For the measure of a new generation’s greatness lies not in its defiance alone, but in its wisdom to build where others have failed. Let your leadership become the living testament that the Philippines, once disillusioned, has learned at last to believe again―through you.

Now, the Filipino youth stand at a defining crossroad of history. The echoes of the past and the murmurs of the future converge upon this moment, and in your hands rests the fragile, however formidable promise of a nation reborn. You are the inheritors of unfinished dreams and the architects of what is yet to be. United in thought and deed, strengthened by the wisdom of history and the fire of conviction, you possess the power to shape a Philippines anchored in justice, animated by democracy, and sustained by the collective flourishing of its people.

The mantle of responsibility has passed to you.
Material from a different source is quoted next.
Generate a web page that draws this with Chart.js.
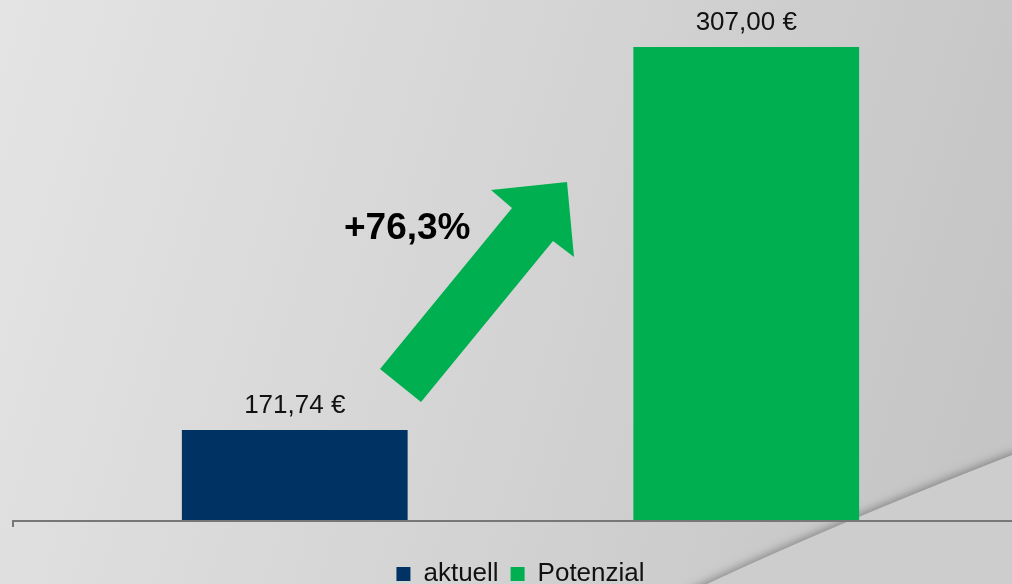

Do not falter beneath its weight; bear it with courage, for it is through your resolve that the nation will rise from the ruins of complacency. Let your unity transcend boundaries of region, class, and creed. Let your integrity redefine leadership, and your compassion restore faith in the Filipino spirit.

This is your hour. Let this narrative be not merely a call to awaken, but a solemn commitment―to the country that nurtures you, to the people who believe in you, and to the generations who will follow your example. Stand firm, for you are the heartbeat of a nation yearning to live with dignity once more. Speak right and shine!

Rise, Filipino youth, and let history remember that when your time came ―you stood unwavering, and the nation moved forward.